- [Problem statement] Repeat exactly the lines from the one containing "What Plotly.js code" through the one containing "const nBins = 100;", both lines included, please, without any other lines.

** BEGIN Data for this exercise **

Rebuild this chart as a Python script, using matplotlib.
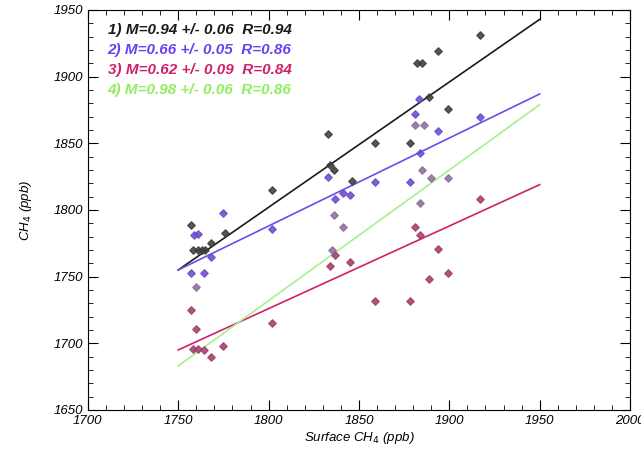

** END Data for this exercise **
** BEGIN Data for this exercise **

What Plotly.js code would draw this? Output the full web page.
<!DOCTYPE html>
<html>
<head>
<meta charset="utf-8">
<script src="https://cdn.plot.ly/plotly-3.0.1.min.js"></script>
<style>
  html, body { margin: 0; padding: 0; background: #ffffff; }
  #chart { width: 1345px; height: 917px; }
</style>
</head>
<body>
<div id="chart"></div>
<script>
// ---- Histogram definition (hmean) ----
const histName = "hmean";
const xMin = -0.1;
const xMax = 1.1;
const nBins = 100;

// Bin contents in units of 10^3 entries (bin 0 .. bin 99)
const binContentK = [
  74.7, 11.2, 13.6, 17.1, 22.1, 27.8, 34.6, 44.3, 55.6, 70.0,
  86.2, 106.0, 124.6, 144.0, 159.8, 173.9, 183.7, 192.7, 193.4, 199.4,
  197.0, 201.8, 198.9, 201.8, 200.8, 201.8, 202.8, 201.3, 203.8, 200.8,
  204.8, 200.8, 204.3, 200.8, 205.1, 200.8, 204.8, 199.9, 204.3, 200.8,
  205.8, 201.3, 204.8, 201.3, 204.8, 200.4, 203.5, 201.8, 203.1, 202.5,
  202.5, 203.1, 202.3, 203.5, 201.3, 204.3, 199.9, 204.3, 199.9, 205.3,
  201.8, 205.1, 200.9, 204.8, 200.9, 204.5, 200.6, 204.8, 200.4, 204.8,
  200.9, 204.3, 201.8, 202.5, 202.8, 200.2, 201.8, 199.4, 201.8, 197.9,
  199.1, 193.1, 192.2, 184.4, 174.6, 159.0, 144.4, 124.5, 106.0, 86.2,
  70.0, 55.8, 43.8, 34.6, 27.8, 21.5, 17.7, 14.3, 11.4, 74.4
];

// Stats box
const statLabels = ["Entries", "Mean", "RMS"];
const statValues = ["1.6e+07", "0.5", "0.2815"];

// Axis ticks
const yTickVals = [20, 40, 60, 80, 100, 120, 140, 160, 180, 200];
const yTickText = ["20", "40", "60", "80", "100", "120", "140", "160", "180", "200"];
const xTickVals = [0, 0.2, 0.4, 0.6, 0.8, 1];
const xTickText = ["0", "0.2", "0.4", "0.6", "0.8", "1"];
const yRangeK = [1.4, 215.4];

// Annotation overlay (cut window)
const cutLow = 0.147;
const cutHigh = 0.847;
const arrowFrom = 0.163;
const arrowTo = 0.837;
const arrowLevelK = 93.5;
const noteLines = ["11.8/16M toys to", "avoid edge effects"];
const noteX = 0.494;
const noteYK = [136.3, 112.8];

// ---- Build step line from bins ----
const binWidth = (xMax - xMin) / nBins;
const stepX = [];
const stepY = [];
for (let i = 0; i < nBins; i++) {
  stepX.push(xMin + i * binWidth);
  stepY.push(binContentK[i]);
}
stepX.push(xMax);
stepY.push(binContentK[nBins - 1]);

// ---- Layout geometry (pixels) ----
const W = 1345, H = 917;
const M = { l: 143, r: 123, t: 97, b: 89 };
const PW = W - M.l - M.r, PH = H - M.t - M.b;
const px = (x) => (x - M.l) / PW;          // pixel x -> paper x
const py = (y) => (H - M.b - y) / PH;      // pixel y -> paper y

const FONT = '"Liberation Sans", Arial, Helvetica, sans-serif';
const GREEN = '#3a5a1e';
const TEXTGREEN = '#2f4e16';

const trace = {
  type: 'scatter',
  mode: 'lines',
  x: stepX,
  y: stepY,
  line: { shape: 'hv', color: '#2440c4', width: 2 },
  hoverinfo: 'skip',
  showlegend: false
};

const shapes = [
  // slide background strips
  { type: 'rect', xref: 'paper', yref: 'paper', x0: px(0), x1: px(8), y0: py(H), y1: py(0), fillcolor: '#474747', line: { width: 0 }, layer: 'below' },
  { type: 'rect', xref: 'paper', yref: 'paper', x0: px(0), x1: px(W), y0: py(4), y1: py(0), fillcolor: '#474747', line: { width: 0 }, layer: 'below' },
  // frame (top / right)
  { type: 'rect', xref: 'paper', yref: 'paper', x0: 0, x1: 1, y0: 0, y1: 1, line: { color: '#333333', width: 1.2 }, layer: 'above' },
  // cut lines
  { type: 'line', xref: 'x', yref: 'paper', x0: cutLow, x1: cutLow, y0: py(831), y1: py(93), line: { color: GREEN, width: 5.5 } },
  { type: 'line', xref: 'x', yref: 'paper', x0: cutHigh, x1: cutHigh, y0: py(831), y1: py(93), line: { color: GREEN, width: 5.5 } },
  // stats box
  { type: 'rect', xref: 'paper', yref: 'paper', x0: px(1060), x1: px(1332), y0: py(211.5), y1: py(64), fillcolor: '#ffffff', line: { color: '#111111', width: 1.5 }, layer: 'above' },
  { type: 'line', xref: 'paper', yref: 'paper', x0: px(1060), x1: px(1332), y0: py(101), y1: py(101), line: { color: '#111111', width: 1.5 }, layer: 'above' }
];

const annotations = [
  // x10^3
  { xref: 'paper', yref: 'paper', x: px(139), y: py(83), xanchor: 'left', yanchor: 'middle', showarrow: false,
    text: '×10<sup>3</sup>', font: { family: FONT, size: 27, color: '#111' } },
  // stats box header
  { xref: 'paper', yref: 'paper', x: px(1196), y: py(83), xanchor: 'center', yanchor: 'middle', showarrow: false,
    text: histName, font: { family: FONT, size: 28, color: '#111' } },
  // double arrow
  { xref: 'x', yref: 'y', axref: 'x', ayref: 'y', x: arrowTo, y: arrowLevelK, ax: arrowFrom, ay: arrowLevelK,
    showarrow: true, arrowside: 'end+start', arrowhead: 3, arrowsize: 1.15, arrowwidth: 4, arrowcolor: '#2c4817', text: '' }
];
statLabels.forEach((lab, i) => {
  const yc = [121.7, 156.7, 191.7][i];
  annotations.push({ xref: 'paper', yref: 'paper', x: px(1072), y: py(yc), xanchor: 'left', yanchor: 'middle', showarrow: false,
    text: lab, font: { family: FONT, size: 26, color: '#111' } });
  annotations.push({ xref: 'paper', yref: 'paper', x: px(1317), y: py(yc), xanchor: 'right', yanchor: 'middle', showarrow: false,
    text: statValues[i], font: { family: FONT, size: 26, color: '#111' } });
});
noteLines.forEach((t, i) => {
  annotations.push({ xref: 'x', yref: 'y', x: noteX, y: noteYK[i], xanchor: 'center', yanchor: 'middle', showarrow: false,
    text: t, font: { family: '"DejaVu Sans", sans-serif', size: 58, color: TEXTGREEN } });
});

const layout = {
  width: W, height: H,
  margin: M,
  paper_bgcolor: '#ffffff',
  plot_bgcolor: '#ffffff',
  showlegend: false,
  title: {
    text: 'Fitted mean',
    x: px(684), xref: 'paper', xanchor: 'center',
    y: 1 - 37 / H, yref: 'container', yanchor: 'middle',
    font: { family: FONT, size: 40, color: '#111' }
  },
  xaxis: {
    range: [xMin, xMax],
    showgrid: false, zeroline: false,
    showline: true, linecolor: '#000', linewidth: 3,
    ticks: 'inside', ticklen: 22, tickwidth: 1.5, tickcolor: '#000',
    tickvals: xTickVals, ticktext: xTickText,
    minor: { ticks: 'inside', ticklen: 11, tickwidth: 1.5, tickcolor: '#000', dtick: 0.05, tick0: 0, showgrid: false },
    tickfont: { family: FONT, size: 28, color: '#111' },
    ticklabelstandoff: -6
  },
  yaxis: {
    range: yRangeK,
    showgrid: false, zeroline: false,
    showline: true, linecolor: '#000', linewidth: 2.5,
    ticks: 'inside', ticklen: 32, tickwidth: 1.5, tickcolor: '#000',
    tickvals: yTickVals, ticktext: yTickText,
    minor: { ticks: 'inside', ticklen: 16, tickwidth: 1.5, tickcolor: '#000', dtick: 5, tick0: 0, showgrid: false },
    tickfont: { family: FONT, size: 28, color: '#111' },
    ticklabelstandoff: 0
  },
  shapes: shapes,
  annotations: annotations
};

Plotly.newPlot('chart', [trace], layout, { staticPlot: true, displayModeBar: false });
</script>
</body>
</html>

** END Data for this exercise **
** BEGIN Data for this exercise **

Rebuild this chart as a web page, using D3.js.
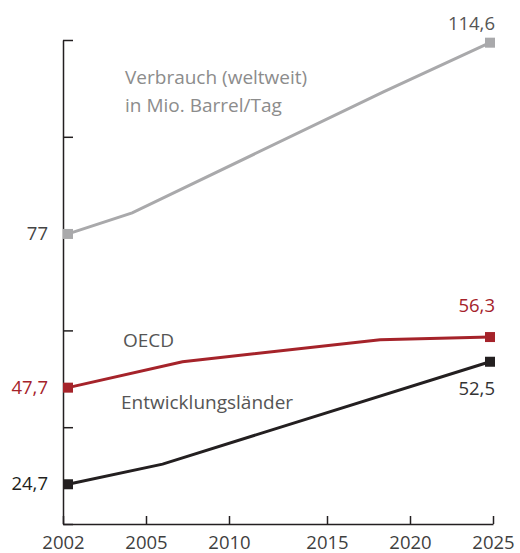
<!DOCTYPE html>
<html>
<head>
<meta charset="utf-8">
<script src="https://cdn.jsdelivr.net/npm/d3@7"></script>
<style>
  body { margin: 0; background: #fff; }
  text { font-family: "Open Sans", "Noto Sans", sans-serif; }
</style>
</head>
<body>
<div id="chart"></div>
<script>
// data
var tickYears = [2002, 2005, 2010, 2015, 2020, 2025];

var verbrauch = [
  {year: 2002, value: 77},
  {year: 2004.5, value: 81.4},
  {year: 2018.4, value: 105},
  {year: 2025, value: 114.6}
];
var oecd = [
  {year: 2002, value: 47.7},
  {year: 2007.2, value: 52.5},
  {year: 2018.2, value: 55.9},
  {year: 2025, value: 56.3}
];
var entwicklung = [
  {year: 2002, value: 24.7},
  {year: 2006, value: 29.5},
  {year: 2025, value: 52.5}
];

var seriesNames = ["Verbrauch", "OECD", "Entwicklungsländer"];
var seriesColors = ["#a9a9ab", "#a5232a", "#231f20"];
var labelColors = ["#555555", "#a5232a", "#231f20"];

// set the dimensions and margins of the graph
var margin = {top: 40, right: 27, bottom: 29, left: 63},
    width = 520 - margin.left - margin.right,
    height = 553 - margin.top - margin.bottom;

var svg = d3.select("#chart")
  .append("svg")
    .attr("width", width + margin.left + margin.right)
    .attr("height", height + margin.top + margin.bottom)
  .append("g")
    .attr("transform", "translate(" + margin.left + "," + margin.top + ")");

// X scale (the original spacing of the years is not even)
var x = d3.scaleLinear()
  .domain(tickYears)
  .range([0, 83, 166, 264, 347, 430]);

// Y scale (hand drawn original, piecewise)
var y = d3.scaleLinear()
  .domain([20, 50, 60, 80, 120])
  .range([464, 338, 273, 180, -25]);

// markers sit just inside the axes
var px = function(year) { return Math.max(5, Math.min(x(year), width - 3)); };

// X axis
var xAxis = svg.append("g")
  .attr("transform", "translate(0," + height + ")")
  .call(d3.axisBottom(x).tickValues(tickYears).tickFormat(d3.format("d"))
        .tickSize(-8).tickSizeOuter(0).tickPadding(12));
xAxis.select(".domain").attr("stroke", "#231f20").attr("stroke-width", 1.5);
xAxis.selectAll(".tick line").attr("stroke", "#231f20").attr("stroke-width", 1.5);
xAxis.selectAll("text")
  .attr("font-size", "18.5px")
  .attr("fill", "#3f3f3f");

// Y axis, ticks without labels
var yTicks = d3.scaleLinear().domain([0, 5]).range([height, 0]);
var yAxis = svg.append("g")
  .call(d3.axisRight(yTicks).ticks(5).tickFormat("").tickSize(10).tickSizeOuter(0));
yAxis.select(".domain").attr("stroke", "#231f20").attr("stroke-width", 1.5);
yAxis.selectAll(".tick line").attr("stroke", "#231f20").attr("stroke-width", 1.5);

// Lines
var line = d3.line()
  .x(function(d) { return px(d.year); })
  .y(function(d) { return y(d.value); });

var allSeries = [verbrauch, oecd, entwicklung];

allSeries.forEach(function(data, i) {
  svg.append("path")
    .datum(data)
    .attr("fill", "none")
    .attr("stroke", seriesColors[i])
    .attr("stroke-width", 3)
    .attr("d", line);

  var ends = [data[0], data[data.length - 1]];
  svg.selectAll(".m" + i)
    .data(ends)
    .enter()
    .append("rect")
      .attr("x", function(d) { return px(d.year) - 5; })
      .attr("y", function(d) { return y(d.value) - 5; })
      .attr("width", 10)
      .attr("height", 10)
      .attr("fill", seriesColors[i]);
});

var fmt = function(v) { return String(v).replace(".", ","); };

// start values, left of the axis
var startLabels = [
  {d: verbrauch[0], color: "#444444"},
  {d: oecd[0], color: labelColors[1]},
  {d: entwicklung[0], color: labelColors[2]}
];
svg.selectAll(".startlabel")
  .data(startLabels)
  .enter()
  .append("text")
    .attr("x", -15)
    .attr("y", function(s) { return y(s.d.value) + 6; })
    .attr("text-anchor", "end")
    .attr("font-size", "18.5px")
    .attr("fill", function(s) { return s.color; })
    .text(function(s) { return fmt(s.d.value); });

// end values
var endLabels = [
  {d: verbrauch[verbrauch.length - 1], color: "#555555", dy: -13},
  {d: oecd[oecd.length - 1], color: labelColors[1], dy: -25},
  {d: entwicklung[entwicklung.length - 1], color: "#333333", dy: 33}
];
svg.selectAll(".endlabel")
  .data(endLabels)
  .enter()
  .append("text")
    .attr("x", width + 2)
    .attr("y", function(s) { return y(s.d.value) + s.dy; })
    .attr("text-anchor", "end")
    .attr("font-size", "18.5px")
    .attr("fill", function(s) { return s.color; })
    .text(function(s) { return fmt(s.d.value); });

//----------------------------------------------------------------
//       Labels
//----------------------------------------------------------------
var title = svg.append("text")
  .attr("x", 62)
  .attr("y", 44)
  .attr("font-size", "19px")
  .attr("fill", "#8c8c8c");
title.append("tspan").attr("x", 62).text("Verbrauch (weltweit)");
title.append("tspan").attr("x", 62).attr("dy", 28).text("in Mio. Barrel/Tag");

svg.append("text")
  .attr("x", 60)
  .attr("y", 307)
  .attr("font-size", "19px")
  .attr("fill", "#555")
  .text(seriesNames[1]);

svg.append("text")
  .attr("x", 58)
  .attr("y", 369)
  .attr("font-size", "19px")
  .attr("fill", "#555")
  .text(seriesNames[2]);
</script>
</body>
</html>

** END Data for this exercise **

- [Answer to this problem]
What Plotly.js code would draw this? Output the full web page.
<!DOCTYPE html>
<html>
<head>
<meta charset="utf-8">
<script src="https://cdn.plot.ly/plotly-3.0.1.min.js"></script>
<style>
  html, body { margin: 0; padding: 0; background: #ffffff; }
  #chart { width: 1345px; height: 917px; }
</style>
</head>
<body>
<div id="chart"></div>
<script>
// ---- Histogram definition (hmean) ----
const histName = "hmean";
const xMin = -0.1;
const xMax = 1.1;
const nBins = 100;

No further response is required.